The aviation authorities of Russia and Uzbekistan have agreed to add Zhukovsky (ZIA) to the list of airports open for designated carriers, Russia’s Federal Air Transport Agency reports. The airlines of both countries will now be able to operate two weekly flights from Zhukovsky to Karshi and Nukus in Uzbekistan, starting from 2018 winter schedule.
The previous round of consultations in early March failed in reaching agreement on the issue. The Russian authorities suggested to add Zhukovsky and Anapa to Russian airlines’ networks. Their opponents agreed for Anapa and in return requested access to Sochi and Vladivostok.
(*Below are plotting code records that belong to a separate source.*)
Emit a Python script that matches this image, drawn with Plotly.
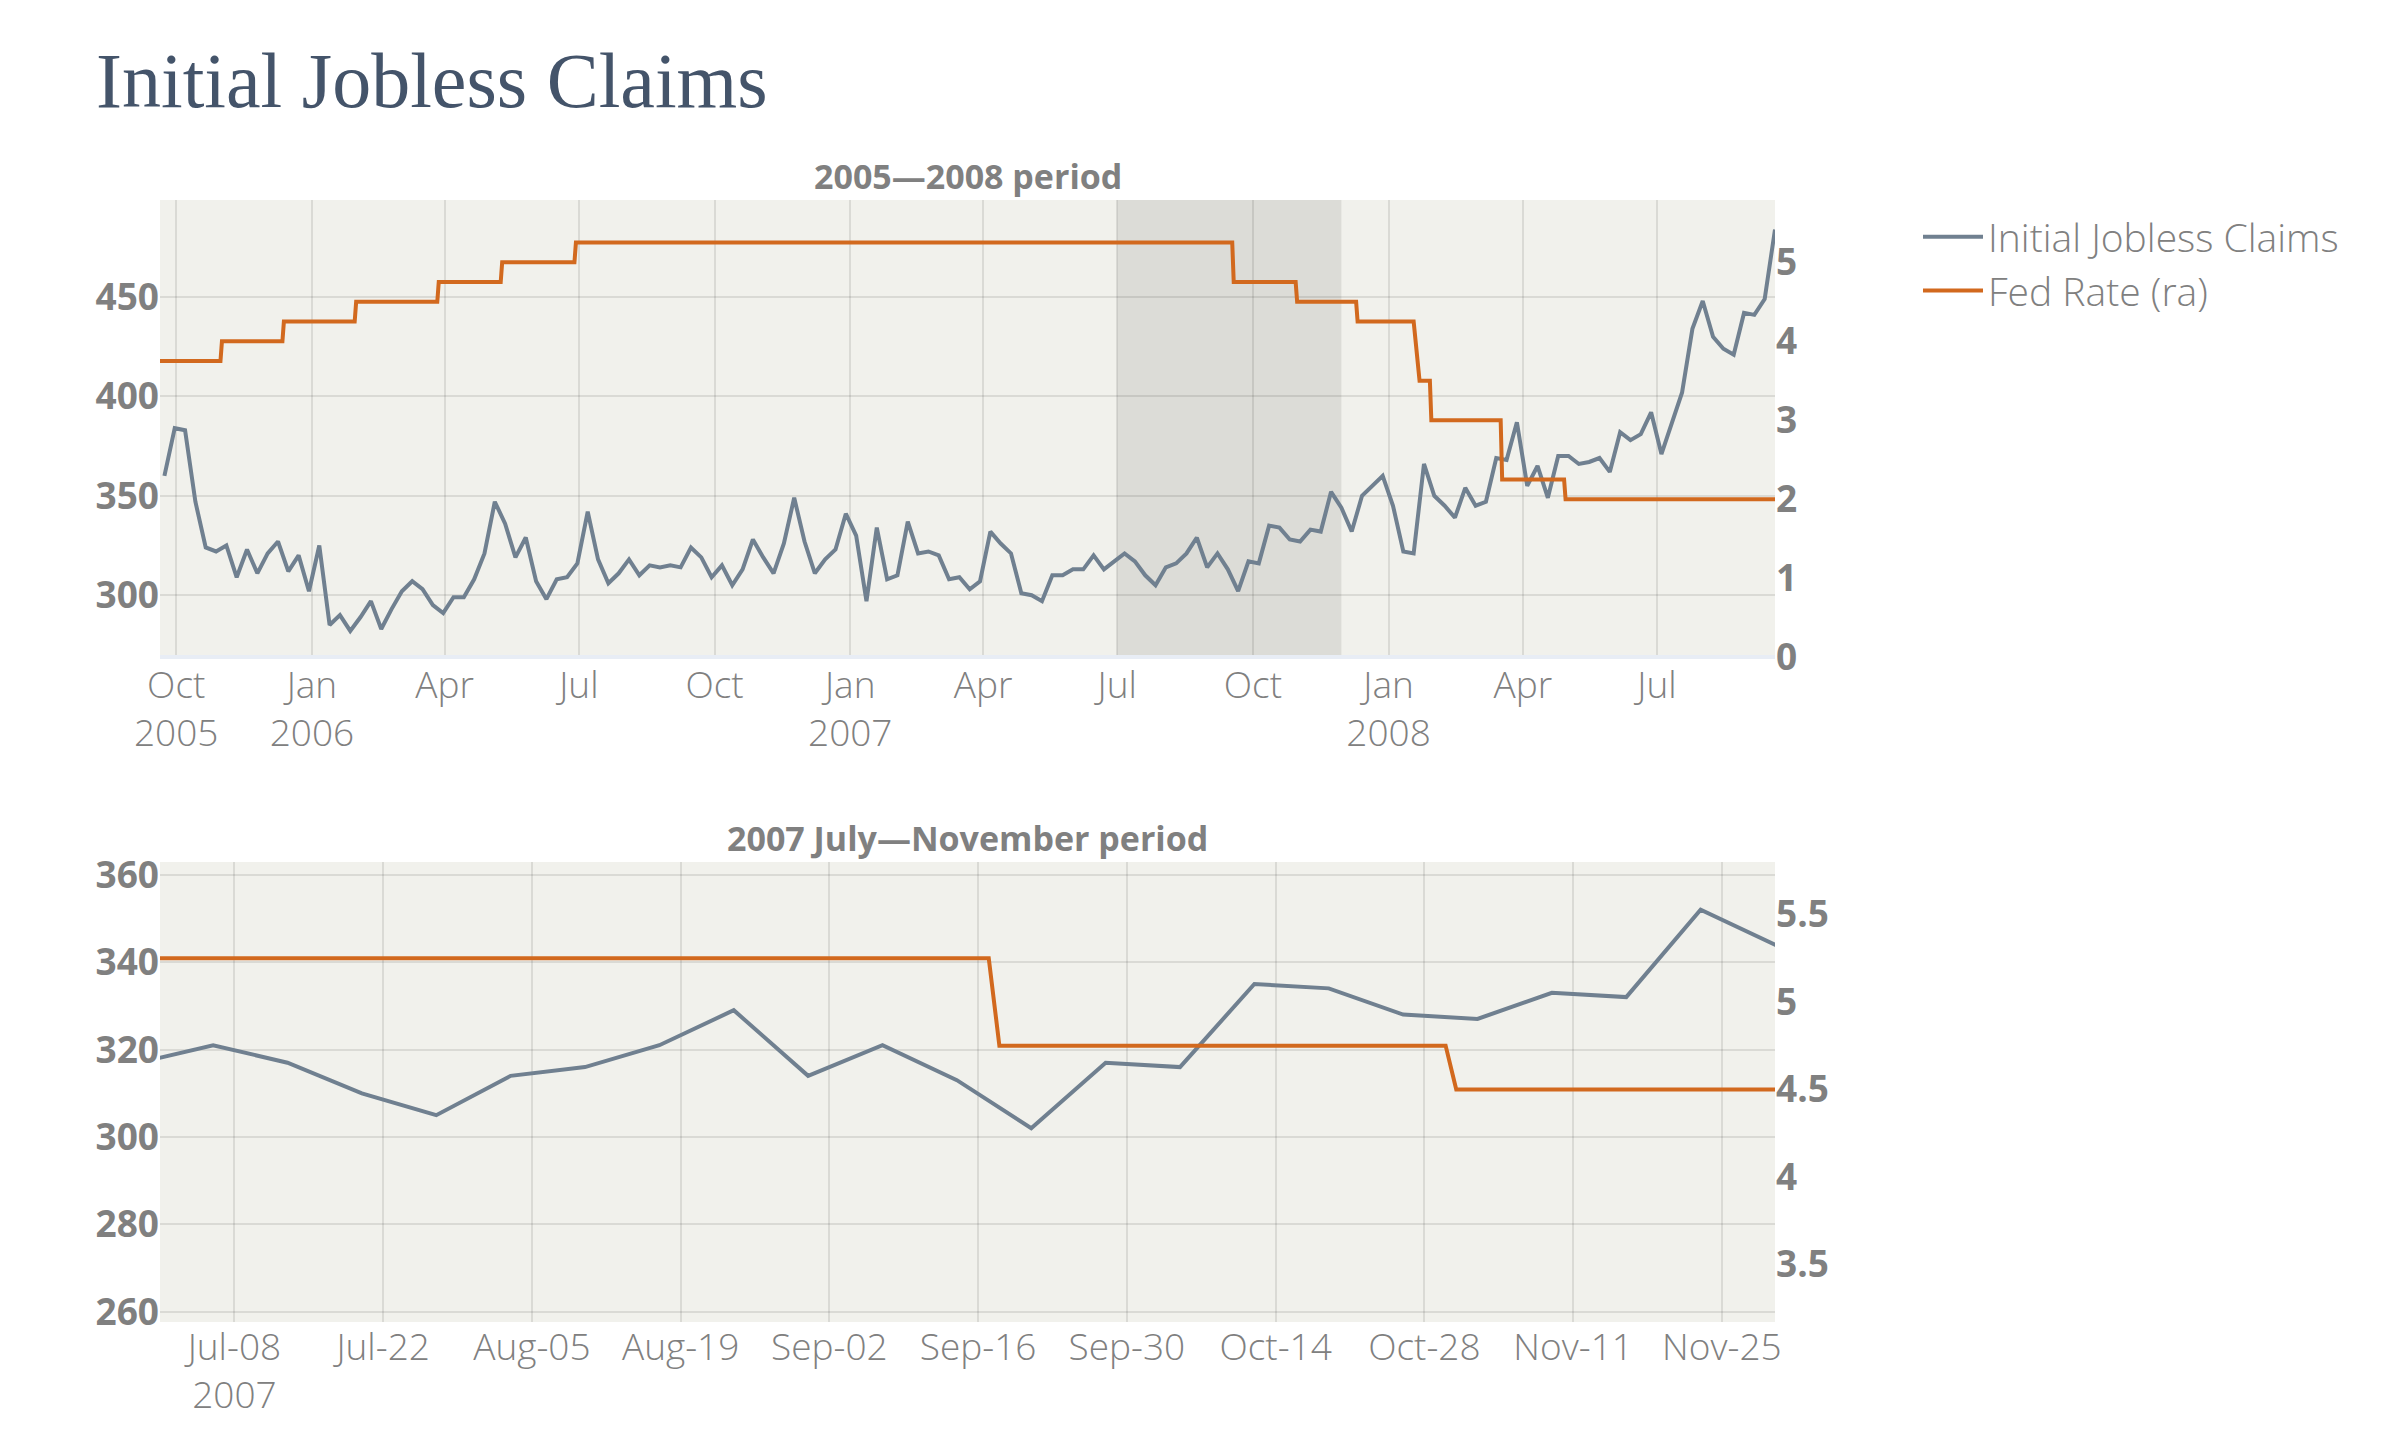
import pandas as pd
import plotly.graph_objects as go

# ---------------- data ----------------
# Weekly initial jobless claims (thousands), one value per week starting 2005-09-23
claims_start = "2005-09-23"
claims = [
    360, 384, 383, 347, 324, 322, 325, 309, 323, 311, 321, 327, 312, 320, 302, 325,
    285, 290, 282, 289, 297, 283, 293, 302, 307, 303, 295, 291, 299, 299, 308, 321,
    347, 336, 319, 329, 307, 298, 308, 309, 316, 342, 318, 306, 311, 318, 310, 315,
    314, 315, 314, 324, 319, 309, 315, 305, 313, 328, 319, 311, 326, 349, 327, 311,
    318, 323, 341, 330, 297, 334, 308, 310, 337, 321, 322, 320, 308, 309, 303, 307,
    332, 326, 321, 301, 300, 297, 310, 310, 313, 313, 320, 313, 317, 321, 317, 310,
    305, 314, 316, 321, 329, 314, 321, 313, 302, 317, 316, 335, 334, 328, 327, 333,
    332, 352, 344, 332, 350, 355, 360, 345, 322, 321, 366, 350, 345, 339, 354, 345,
    347, 369, 368, 387, 355, 365, 349, 370, 370, 366, 367, 369, 362, 382, 378, 381,
    392, 371, 386, 402, 434, 448, 430, 424, 421, 442, 441, 449, 484,
]
claims_dates = pd.date_range(claims_start, periods=len(claims), freq="7D")

# Fed funds target rate (%), vertices of the business-daily step series
fed_dates = [
    "2005-09-20", "2005-10-31", "2005-11-01", "2005-12-12", "2005-12-13",
    "2006-01-30", "2006-01-31", "2006-03-27", "2006-03-28", "2006-05-09",
    "2006-05-10", "2006-06-28", "2006-06-29", "2007-09-17", "2007-09-18",
    "2007-10-30", "2007-10-31", "2007-12-10", "2007-12-11", "2008-01-18",
    "2008-01-22", "2008-01-29", "2008-01-30", "2008-03-17", "2008-03-18",
    "2008-04-29", "2008-04-30", "2008-09-19",
]
fed_rates = [
    3.75, 3.75, 4.00, 4.00, 4.25,
    4.25, 4.50, 4.50, 4.75, 4.75,
    5.00, 5.00, 5.25, 5.25, 4.75,
    4.75, 4.50, 4.50, 4.25, 4.25,
    3.50, 3.50, 3.00, 3.00, 2.25,
    2.25, 2.00, 2.00,
]

focus_period = ["2007-07-01", "2007-11-30"]
top_x_range = ["2005-09-20", "2008-09-19"]
top_left_range = [268.9, 498.8]
top_right_range = [0, 5.79]
bottom_left_range = [257.7, 362.9]
bottom_right_range = [3.17, 5.80]

title_text = "Initial Jobless Claims"
top_subtitle = "2005\u20142008 period"
bottom_subtitle = "2007 July\u2014November period"
claims_name = "Initial Jobless Claims"
fed_name = "Fed Rate (ra)"

# ---------------- styles ----------------
GRAY = "#808080"
CLAIMS_COLOR = "#708090"
FED_COLOR = "#D2691E"
GRID = "rgba(0,0,0,0.095)"
SANS = "Open Sans"

xtick_font = dict(family=SANS, size=37, color=GRAY, weight=300)
ytick_font = dict(family=SANS, size=37, color=GRAY, weight=700)

W, H = 2400, 1440
OFF = 8  # page body margin in the browser
# target plot-area pixels in the screenshot
PL, PR = 160, 1775
TOP_T, TOP_B = 200, 657
BOT_T, BOT_B = 862, 1322

ML = PL - OFF
MR = W - (PR - OFF)
MT = TOP_T - OFF
MB = H - (BOT_B - OFF)
PH = H - MT - MB


def py(px):
    """screenshot pixel row -> paper y"""
    return (H - MB - (px - OFF)) / PH


fig = go.Figure()

fig.add_trace(go.Scatter(x=claims_dates, y=claims, name=claims_name, mode="lines",
                         line=dict(color=CLAIMS_COLOR, width=4),
                         xaxis="x", yaxis="y"))
fig.add_trace(go.Scatter(x=fed_dates, y=fed_rates, name=fed_name, mode="lines",
                         line=dict(color=FED_COLOR, width=4),
                         xaxis="x", yaxis="y2"))
fig.add_trace(go.Scatter(x=claims_dates, y=claims, name=claims_name, mode="lines",
                         line=dict(color=CLAIMS_COLOR, width=4), showlegend=False,
                         xaxis="x2", yaxis="y3"))
fig.add_trace(go.Scatter(x=fed_dates, y=fed_rates, name=fed_name, mode="lines",
                         line=dict(color=FED_COLOR, width=4), showlegend=False,
                         xaxis="x2", yaxis="y4"))

common_x = dict(showgrid=True, gridcolor=GRID, gridwidth=2, zeroline=False,
                showline=False, ticks="", tickfont=xtick_font, automargin=False,
                tickangle=0)
common_y = dict(showgrid=True, gridcolor=GRID, gridwidth=2, zeroline=False,
                showline=False, ticks="", tickfont=ytick_font, automargin=False)

top_dom = [py(TOP_B), 1.0]
bot_dom = [0.0, py(BOT_T)]

fig.update_layout(
    template="plotly_white",
    width=W, height=H,
    margin=dict(l=ML, r=MR, t=MT, b=MB),
    paper_bgcolor="white",
    plot_bgcolor="#F1F1EC",
    title=dict(text=title_text, x=(96 - OFF) / W, xref="container", xanchor="left",
               y=1 - (80 - OFF) / H, yref="container", yanchor="middle",
               font=dict(family="Liberation Serif", size=78, color="#44546A")),
    xaxis=dict(common_x, domain=[0, 1], anchor="y", range=top_x_range,
               dtick="M3", tick0="2005-01-01", tickformat="%b\n%Y",
               ticklabelstandoff=3),
    yaxis=dict(common_y, domain=top_dom, anchor="x", range=top_left_range, dtick=50),
    yaxis2=dict(common_y, overlaying="y", side="right", anchor="x",
                range=top_right_range, dtick=1, showgrid=False,
                zeroline=True, zerolinecolor="#E8EDF5", zerolinewidth=4),
    xaxis2=dict(common_x, domain=[0, 1], anchor="y3", range=focus_period,
                dtick=14 * 24 * 3600 * 1000, tick0="2007-07-08",
                tickformat="%b-%d\n%Y"),
    yaxis3=dict(common_y, domain=bot_dom, anchor="x2", range=bottom_left_range, dtick=20),
    yaxis4=dict(common_y, overlaying="y3", side="right", anchor="x2",
                range=bottom_right_range, dtick=0.5, showgrid=False),
    legend=dict(x=(1918 - PL) / (PR - PL), y=py(205), xanchor="left", yanchor="top",
                font=dict(family=SANS, size=39, color=GRAY, weight=300),
                itemwidth=60, tracegroupgap=0, bgcolor="rgba(0,0,0,0)", borderwidth=0),
    showlegend=True,
    hovermode=False,
)

fig.add_shape(type="rect", xref="x", yref="y domain",
              x0=focus_period[0], x1=focus_period[1], y0=0, y1=1,
              fillcolor="rgba(0,0,0,0.087)", line=dict(width=0), layer="below")

sub_font = dict(family=SANS, size=34, color=GRAY, weight=700)
fig.add_annotation(text=top_subtitle, xref="paper", yref="paper", x=0.5, y=py(176),
                   xanchor="center", yanchor="middle", showarrow=False, font=sub_font)
fig.add_annotation(text=bottom_subtitle, xref="paper", yref="paper", x=0.5, y=py(838),
                   xanchor="center", yanchor="middle", showarrow=False, font=sub_font)

fig.write_html("out.html")
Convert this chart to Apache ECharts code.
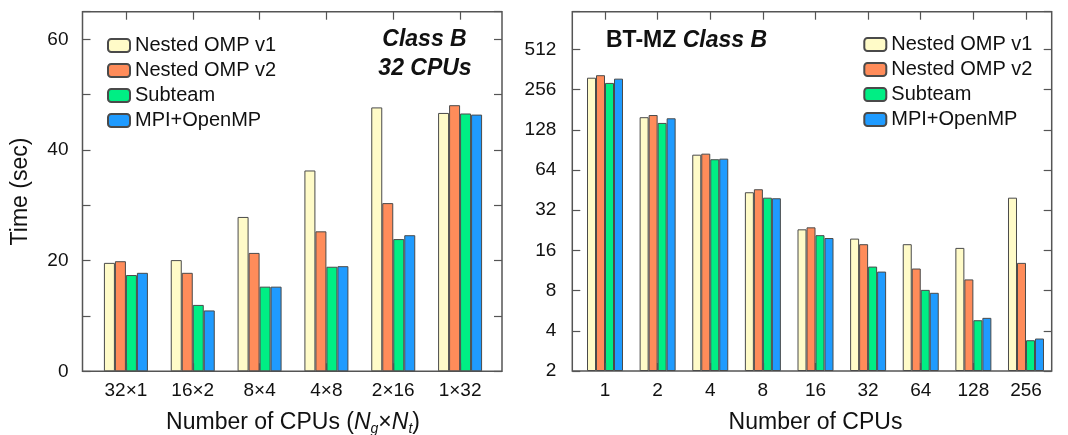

Russia confirmed provided Zhukovsky is included as well. The current annex to protocol lists all destinations requested from both sides.
The delegations agreed to gradually increase frequencies on routes between the two countries. For instance, 86 frequencies are confirmed for the summer of 2018, 105 for the winter of 2018-2019, and up to 125 in the summer of next year. The frequencies may be redistributed among different carriers and routes. The schedule for next summer may be reviewed, but no more than by 10%.
This issue was also cause of disconcert during the previous negotiations. The suggestions from the sides differed in the number of frequencies on several routes. Russian authorities argued that the number of flights, which had decreased by almost 50% compared to 2014 level, should grow. Uzbekistan insisted on equal playing field in air connections, which was impossible when capacities were so unequal – there were two Russian carriers (Aeroflot and UTair) against one Uzbekistan Airways.
Russia’s suggestion to let airlines set their frequencies was rendered premature by Uzbekistan.
Several other agreements have been reached as well. One designated carrier from each side has been granted approval for “triangular”-scheme flights. Uzbekistan also suggested that Russian pilots received their simulator training at Uzbekistan Airways’ training center, and Russian authorities agreed to conduct certification audit of the facility.
Similar discords between Russia and Tajikistan were also settled in April 2018. Tajikistan had not granted approval for a number of routes to Ural Airlines claiming unequal conditions. In response Russian authorities imposed restrictions on flights of Tajik Air and Somon Air.